Washington, D.C. — Sensitive, confidential business information belonging to refining companies became the subject of fresh controversy this week when a lawyer representing small petroleum refineries wrote to EPA Administrator Andrew Wheeler Tuesday, admonishing him to refrain from sharing the data with the U.S. Department of Agriculture, which according to letter’s author, was trying to obtain it. But USDA denied that it was looking for any confidential data.
The lawyer, LeAnn Johnson Koch, a partner in law firm Perkins Coie’s Washington office, wrote on behalf of “numerous small refineries” in her July 9 letter to Wheeler, “The information is extremely sensitive from a competitive standpoint, illustrating both the financial and commercial vulnerability experienced by the small refinery petitioning for relief,” noting that as a result, small refineries have “gone to great lengths” to safeguard their CBI.
“Disclosure of this information to parties outside of EPA and DOE would not only be improper as a matter of law but would also allow opponents of small refinery exemptions to skew and misuse the confidential information to the detriment of petitioning small refineries and allow competitors to target vulnerable small refineries,” she wrote. “The USDA seeks the small refineries’ CBI in order to assert influence over EPA’s final decisions and thereby reduce the number of small refinery petitions granted by EPA.”
Johnson cited a June 28 letter to President Donald Trump, signed by thirteen senators from oil-producing states, saying that the lawmakers “accurately argue that, under the Clean Air Act (CAA), the Secretary of Agriculture has no legal authority or role over the decision-making process for small refinery hardship relief.”
Michael McAdams, president of the Advanced Biofuels Association, offered a contrary view.
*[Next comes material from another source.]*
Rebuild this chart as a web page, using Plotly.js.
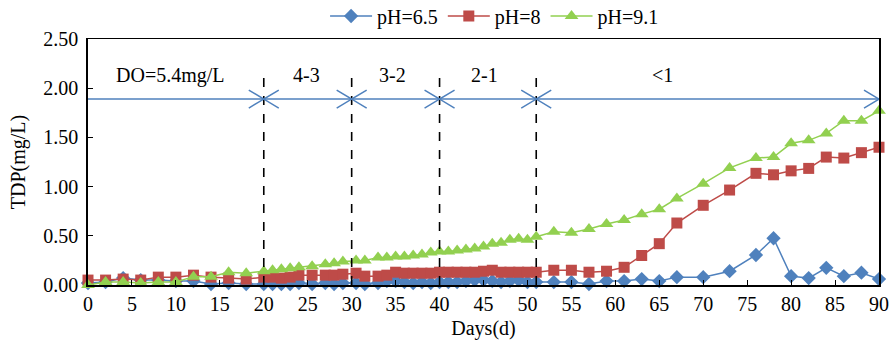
<!DOCTYPE html>
<html>
<head>
<meta charset="utf-8">
<script src="https://cdn.plot.ly/plotly-3.0.1.min.js"></script>
<style>html,body{margin:0;padding:0;background:#fff;}#chart{width:891px;height:340px;}</style>
</head>
<body>
<div id="chart"></div>
<script>
// ---- data ----
const days = [0,2,4,6,8,10,12,14,16,18,20,21,22,23,24,25.5,27,28,29,30.5,31.5,33,34,35,36,37,38,39,40,41,42,43,44,45,46,47,48,49,50,51,53,55,57,59,61,63,65,67,70,73,76,78,80,82,84,86,88,90];
const pH65 = [0.02,0.03,0.07,0.05,0.05,0.04,0.04,0.01,0.02,0.01,0.01,0.01,0.01,0.01,0.02,0.01,0.02,0.01,0.02,0.02,0.01,0.02,0.04,0.04,0.03,0.02,0.03,0.02,0.03,0.03,0.03,0.04,0.05,0.05,0.04,0.03,0.04,0.05,0.03,0.03,0.03,0.03,0.01,0.04,0.04,0.06,0.04,0.08,0.08,0.14,0.305,0.475,0.09,0.07,0.175,0.09,0.125,0.06];
const pH8  = [0.05,0.05,0.06,0.05,0.08,0.08,0.10,0.08,0.07,0.06,0.08,0.08,0.07,0.08,0.10,0.10,0.10,0.10,0.11,0.12,0.09,0.09,0.10,0.13,0.12,0.12,0.12,0.12,0.13,0.13,0.13,0.13,0.13,0.14,0.15,0.13,0.13,0.13,0.13,0.13,0.15,0.15,0.13,0.14,0.18,0.30,0.42,0.63,0.81,0.965,1.135,1.12,1.16,1.185,1.30,1.29,1.345,1.40];
const pH91 = [0.00,0.03,0.03,0.02,0.03,0.03,0.085,0.085,0.13,0.12,0.14,0.15,0.16,0.17,0.18,0.19,0.21,0.22,0.24,0.25,0.25,0.28,0.28,0.29,0.29,0.30,0.31,0.33,0.34,0.34,0.35,0.36,0.37,0.39,0.42,0.43,0.46,0.47,0.46,0.49,0.54,0.53,0.57,0.62,0.66,0.72,0.77,0.88,1.03,1.19,1.29,1.30,1.44,1.47,1.54,1.67,1.67,1.77];
const seriesNames = ["pH=6.5","pH=8","pH=9.1"];
const xTicks = [0,5,10,15,20,25,30,35,40,45,50,55,60,65,70,75,80,85,90];
const yTicks = [0,0.5,1.0,1.5,2.0,2.5];
// DO stage boundaries (days) and stage labels
const stageBounds = [20,30,40,51];
const stageEnd = 90;
const stageLabels = ["DO=5.4mg/L","4-3","3-2","2-1","<1"];
const stageLabelX = [9.4,24.9,34.6,45.1,65.4];
const arrowLevel = 1.89;
const dashTop = 2.13;
const labelLevel = 2.13;

// ---- styles ----
const FONT = "Liberation Serif, Times New Roman, serif";
const FS = 20;
const blue = "#4F81BD", red = "#BE4B48", green = "#92D050";

const traces = [
  {x: days, y: pH65, name: seriesNames[0], mode: "lines+markers", cliponaxis: false,
   line: {color: blue, width: 1.5}, marker: {symbol: "diamond", size: 11, color: blue}},
  {x: days, y: pH8, name: seriesNames[1], mode: "lines+markers", cliponaxis: false,
   line: {color: red, width: 1.5}, marker: {symbol: "square", size: 11, color: red}},
  {x: days, y: pH91, name: seriesNames[2], mode: "lines+markers", cliponaxis: false,
   line: {color: green, width: 1.5}, marker: {symbol: "triangle-up", size: 12, color: green}}
];

const shapes = [];
stageBounds.forEach(b => {
  shapes.push({type: "line", xref: "x", yref: "y", x0: b, x1: b, y0: 0, y1: dashTop,
    line: {color: "#000", width: 1.6, dash: "dash"}, layer: "above"});
});
shapes.push({type: "line", xref: "x", yref: "y", x0: 0, x1: stageEnd, y0: arrowLevel, y1: arrowLevel,
  line: {color: blue, width: 1.5}});
stageBounds.forEach(b => {
  shapes.push({type: "path", xref: "x", yref: "y", xsizemode: "pixel", ysizemode: "pixel",
    xanchor: b, yanchor: arrowLevel,
    path: "M-15,-9 L0,0 L-15,9 M15,-9 L0,0 L15,9",
    line: {color: blue, width: 1.5}});
});
shapes.push({type: "path", xref: "x", yref: "y", xsizemode: "pixel", ysizemode: "pixel",
  xanchor: stageEnd, yanchor: arrowLevel, path: "M-15,-9 L0,0 L-15,9",
  line: {color: blue, width: 1.5}});

const annotations = stageLabels.map((t, i) => ({
  x: stageLabelX[i], y: labelLevel, xref: "x", yref: "y", text: t, showarrow: false,
  xanchor: "center", yanchor: "middle", font: {family: FONT, size: FS, color: "#000"}
}));

const layout = {
  width: 891, height: 340,
  margin: {l: 88, r: 12, t: 39, b: 55, autoexpand: false},
  paper_bgcolor: "#fff", plot_bgcolor: "#fff",
  font: {family: FONT, size: FS, color: "#000"},
  showlegend: true,
  legend: {orientation: "h", x: 0.514, xanchor: "center", y: 1.0935, yanchor: "middle",
    itemwidth: 42,
    font: {family: FONT, size: FS, color: "#000"}, bgcolor: "rgba(0,0,0,0)"},
  xaxis: {range: [0, 90], tickvals: xTicks, ticktext: xTicks.map(String),
    showline: true, mirror: true, linecolor: "#000", linewidth: 1.5,
    ticks: "inside", ticklen: 5, tickcolor: "#000", tickwidth: 1,
    showgrid: false, zeroline: false, automargin: false,
    title: {text: "Days(d)", font: {family: FONT, size: FS}, standoff: 12},
    tickfont: {family: FONT, size: FS}},
  yaxis: {range: [0, 2.5], tickvals: yTicks, ticktext: yTicks.map(v => v.toFixed(2)),
    showline: true, mirror: true, linecolor: "#000", linewidth: 1.8,
    ticks: "inside", ticklen: 5, tickcolor: "#000", tickwidth: 1,
    showgrid: false, zeroline: false, automargin: false, ticklabelstandoff: 4,
    title: {text: "TDP(mg/L)", font: {family: FONT, size: FS}, standoff: 12},
    tickfont: {family: FONT, size: FS}},
  shapes: shapes,
  annotations: annotations
};

Plotly.newPlot("chart", traces, layout, {displayModeBar: false, staticPlot: true});
</script>
</body>
</html>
His group took EPA to court over the identities of the exempted small refiners. The case is still pending but court records indicate, and McAdams confirmed, that the petitions, under seal, would be made available for viewing by the litigants under strict secrecy terms.
In reaction to Johnson’s letter, he said that for her “to make a claim that the Secretary of Agriculture, whose responsibility is to make sure the stakeholders he represents aren’t waylaid intentionally or unintentionally by some other federal agency is outrageous. It is absolutely off the charts to say that Perdue doesn’t have a need to see this confidential information when President Trump asked the two agencies, USDA and EPA, to review the SRE application and approval process to make sure the law is followed. It’s off the charts to think that these people can hide behind the curtain and get the SREs for the larger refiners using these semantics gimmicks. It’s bogus from top to bottom.”
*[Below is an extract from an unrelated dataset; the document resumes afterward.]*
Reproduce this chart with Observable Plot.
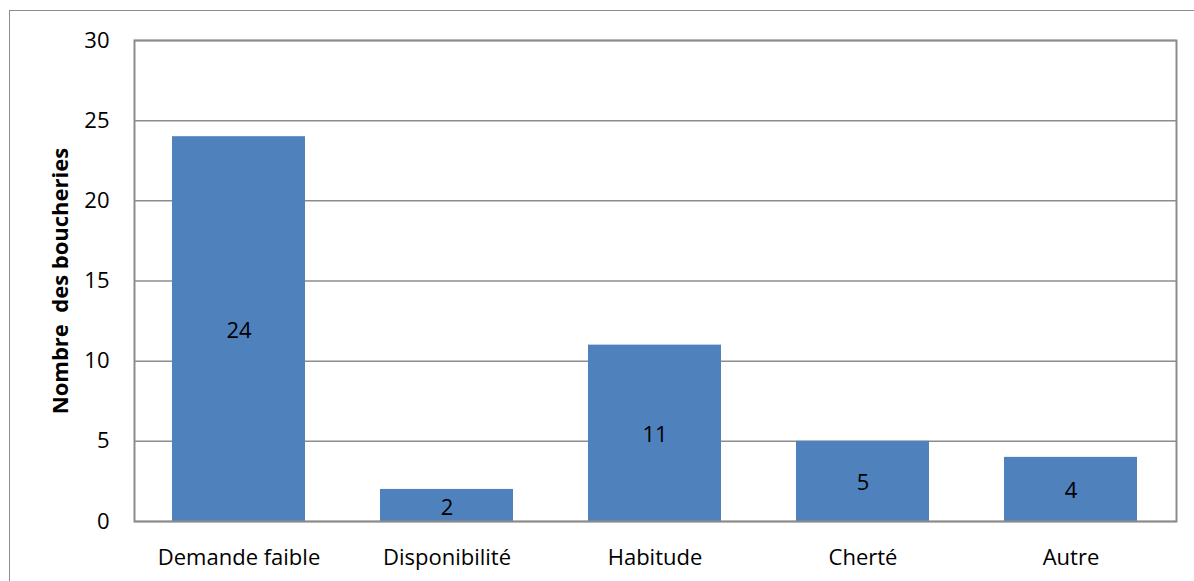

McAdams said the small refiners’ camp “has created a cottage industry of trying to give the small refiners an out to complying with a program that they’ve had 8 years to comply with. They’ve managed to mess around with the definition of ‘small refiner’ vs. ‘small refinery’ in order to apply the small refinery hardship exemption to large refiners that have ‘small’ refineries within a large economically successful company.”
For its part, USDA denied Johnson’s statement. An agency spokesperson said on Tuesday via email, “USDA is not requesting confidential business information. It is Secretary Perdue’s job to stick up for and be a voice for America’s farmers, ranchers, and producers, which is why he continues to engage with his colleagues in the [Trump] administration on RFS issues in order to meet the President’s expectations of supporting our nation’s farmers.”
EPA spokesman Michael Abboud, when asked on Tuesday about the letter, wrote in an email, “EPA continues to implement the Renewable Fuel Standard program in accordance with the Clean Air Act, taking into consideration additional direction from Congress, recommendations from Department of Energy, and relevant court decisions. Many aspects of the decisions for exempting individual refineries are based on confidential business information. Publicly available information can be found at our website.” His email did not make any reference to the USDA.
Johnson cited unspecified “recent media reports” that indicated the Secretary of Agriculture “is attempting to gain access” to the confidential information. She did not reply to an email asking for specifics.
Paul Winters, director of public affairs and federal communications for the National Biodiesel Board, said Tuesday, “The small refiners can try to keep their backroom deals a secret. It’s already public that EPA granted exemptions to refiners that were not eligible. And EPA and DOE will have to answer to congressional oversight sooner or later.”